• RECORDS PROVIDED:
# # # # # # #

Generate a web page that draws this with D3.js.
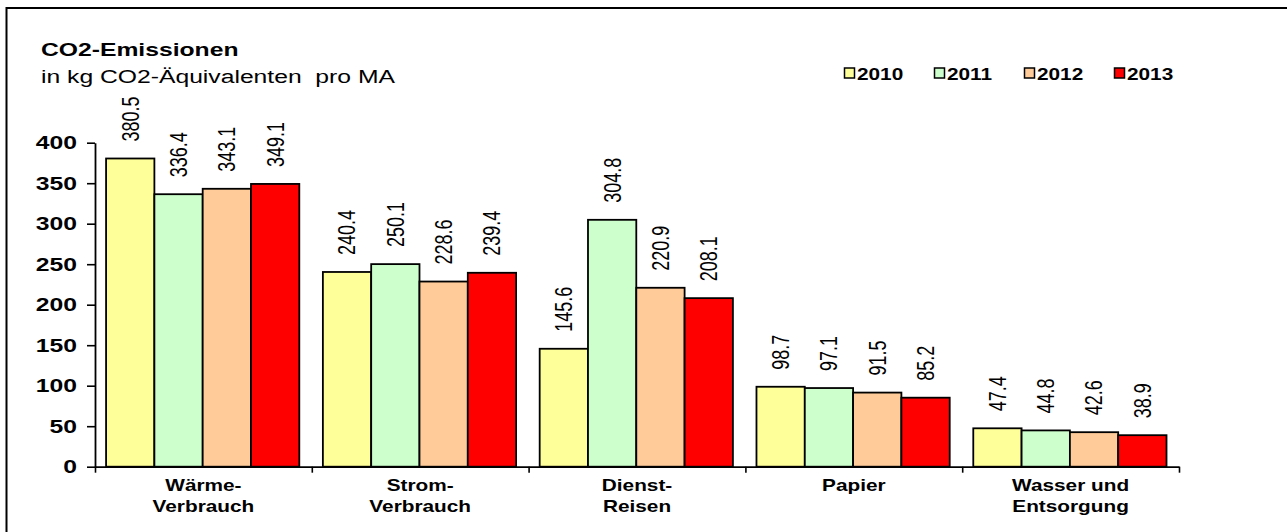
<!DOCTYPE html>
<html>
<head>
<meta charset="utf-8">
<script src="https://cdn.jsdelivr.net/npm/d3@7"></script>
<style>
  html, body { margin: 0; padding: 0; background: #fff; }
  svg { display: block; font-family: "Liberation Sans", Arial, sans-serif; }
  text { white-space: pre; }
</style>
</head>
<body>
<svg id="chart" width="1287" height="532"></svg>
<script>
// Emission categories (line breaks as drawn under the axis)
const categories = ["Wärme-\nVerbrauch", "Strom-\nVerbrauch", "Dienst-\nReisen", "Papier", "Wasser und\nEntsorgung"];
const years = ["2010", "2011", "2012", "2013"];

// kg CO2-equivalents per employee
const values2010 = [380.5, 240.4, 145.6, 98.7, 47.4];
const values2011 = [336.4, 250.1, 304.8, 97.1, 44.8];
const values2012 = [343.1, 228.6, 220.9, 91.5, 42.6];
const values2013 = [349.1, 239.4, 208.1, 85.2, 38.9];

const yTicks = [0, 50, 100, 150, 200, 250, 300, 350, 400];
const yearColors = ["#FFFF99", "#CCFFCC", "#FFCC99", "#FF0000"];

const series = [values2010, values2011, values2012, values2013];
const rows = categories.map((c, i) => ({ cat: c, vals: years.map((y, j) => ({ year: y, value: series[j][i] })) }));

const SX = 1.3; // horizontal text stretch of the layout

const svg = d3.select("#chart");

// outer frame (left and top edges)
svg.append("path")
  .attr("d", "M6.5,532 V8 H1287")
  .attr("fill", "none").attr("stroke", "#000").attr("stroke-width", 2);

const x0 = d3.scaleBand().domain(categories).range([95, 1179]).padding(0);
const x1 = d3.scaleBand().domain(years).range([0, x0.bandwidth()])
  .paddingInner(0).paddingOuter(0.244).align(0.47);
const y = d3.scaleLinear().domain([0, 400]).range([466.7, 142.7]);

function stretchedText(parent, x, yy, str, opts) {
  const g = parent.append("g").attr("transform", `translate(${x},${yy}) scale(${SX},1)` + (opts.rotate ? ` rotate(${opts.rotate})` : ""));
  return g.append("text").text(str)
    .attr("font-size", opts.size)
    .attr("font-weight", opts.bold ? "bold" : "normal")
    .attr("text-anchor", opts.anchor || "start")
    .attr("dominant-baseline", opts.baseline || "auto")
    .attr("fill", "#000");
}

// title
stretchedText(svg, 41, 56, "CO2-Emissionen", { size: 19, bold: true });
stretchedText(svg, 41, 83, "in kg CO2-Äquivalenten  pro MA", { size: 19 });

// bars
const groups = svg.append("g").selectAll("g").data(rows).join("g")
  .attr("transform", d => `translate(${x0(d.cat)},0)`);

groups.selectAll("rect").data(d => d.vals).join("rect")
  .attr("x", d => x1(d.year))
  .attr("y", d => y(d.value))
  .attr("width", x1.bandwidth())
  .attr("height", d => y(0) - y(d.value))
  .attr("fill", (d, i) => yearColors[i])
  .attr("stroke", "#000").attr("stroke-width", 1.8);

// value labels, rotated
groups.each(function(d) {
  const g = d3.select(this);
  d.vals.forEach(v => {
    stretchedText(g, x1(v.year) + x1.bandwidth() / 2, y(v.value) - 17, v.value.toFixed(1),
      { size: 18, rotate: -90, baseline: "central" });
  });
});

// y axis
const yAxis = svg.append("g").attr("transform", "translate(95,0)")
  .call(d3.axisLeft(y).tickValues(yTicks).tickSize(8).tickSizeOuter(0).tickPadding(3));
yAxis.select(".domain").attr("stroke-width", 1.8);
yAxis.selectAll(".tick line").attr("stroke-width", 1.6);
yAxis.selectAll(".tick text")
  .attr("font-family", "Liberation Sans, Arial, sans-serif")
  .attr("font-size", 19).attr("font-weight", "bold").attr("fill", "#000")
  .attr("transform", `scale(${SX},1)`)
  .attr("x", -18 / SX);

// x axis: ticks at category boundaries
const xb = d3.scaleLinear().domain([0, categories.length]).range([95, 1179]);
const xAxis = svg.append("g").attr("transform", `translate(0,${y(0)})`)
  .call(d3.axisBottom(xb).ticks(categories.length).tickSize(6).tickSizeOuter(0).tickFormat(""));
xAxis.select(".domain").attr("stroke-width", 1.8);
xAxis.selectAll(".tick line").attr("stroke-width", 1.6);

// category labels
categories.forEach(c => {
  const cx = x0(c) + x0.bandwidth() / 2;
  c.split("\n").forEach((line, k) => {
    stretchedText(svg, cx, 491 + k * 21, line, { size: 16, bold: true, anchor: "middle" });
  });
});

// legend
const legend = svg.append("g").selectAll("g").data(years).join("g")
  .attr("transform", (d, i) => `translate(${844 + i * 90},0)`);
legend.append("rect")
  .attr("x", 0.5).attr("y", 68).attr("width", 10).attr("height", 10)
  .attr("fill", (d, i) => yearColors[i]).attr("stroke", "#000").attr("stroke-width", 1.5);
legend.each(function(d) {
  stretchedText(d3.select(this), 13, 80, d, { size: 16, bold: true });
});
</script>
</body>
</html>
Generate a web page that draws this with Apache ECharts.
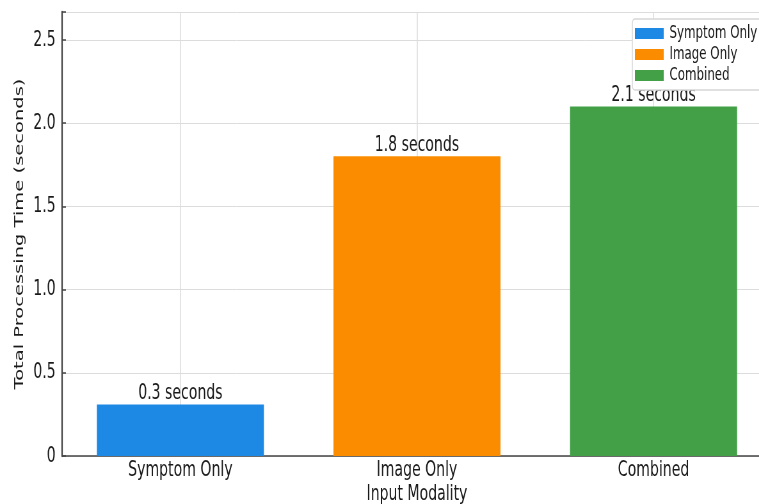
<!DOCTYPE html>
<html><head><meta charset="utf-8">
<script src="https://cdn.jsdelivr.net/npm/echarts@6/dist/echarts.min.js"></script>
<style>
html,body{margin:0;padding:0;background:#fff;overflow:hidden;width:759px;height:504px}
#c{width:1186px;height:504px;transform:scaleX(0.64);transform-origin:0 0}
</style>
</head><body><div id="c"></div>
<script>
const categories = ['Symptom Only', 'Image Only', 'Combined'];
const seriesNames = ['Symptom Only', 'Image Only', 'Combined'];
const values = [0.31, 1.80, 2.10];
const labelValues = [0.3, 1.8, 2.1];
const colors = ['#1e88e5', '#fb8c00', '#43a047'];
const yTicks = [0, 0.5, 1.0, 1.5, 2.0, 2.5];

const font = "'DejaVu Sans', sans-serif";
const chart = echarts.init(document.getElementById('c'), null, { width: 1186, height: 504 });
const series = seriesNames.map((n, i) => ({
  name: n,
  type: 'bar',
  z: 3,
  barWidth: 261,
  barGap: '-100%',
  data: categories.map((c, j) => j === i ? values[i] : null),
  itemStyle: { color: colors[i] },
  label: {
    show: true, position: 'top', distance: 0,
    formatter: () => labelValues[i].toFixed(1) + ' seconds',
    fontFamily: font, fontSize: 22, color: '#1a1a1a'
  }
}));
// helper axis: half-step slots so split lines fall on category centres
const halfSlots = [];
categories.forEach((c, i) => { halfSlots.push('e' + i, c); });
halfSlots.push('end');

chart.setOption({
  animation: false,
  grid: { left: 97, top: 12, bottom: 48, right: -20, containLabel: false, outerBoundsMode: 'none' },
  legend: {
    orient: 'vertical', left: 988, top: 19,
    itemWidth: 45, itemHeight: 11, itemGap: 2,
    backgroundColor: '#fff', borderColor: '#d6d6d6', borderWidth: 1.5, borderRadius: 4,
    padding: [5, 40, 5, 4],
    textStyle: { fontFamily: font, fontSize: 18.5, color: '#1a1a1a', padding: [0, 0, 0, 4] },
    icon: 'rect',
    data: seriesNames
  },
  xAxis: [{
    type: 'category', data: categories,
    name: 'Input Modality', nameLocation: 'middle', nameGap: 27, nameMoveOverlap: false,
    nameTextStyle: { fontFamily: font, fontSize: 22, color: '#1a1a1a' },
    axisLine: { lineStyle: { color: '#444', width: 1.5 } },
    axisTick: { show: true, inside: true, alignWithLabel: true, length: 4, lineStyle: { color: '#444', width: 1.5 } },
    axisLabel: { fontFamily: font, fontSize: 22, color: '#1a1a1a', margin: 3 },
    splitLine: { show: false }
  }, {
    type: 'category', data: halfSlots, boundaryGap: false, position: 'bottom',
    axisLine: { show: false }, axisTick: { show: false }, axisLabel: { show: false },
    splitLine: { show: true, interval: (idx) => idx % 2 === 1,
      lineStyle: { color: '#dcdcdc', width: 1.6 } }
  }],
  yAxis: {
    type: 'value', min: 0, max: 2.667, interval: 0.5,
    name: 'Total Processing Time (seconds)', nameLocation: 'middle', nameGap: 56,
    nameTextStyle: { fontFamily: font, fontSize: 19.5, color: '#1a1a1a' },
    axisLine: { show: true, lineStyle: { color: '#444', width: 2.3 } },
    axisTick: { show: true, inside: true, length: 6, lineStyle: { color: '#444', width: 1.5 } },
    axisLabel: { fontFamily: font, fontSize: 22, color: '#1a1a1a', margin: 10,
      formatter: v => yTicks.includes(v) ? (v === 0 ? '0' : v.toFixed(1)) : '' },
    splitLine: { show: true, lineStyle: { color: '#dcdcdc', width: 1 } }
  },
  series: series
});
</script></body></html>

# # # # # # #

• GIVEN TASK: Begin with the line that contains "Generate a web page that draws this with Apache" and end with the line that contains "const yTicks = [0, 0.5, 1.0, 1.5, 2.0, 2.5];"; write out both and all lines between exactly, but no pictures.

• ANSWER BELOW:
Generate a web page that draws this with Apache ECharts.
<!DOCTYPE html>
<html><head><meta charset="utf-8">
<script src="https://cdn.jsdelivr.net/npm/echarts@6/dist/echarts.min.js"></script>
<style>
html,body{margin:0;padding:0;background:#fff;overflow:hidden;width:759px;height:504px}
#c{width:1186px;height:504px;transform:scaleX(0.64);transform-origin:0 0}
</style>
</head><body><div id="c"></div>
<script>
const categories = ['Symptom Only', 'Image Only', 'Combined'];
const seriesNames = ['Symptom Only', 'Image Only', 'Combined'];
const values = [0.31, 1.80, 2.10];
const labelValues = [0.3, 1.8, 2.1];
const colors = ['#1e88e5', '#fb8c00', '#43a047'];
const yTicks = [0, 0.5, 1.0, 1.5, 2.0, 2.5];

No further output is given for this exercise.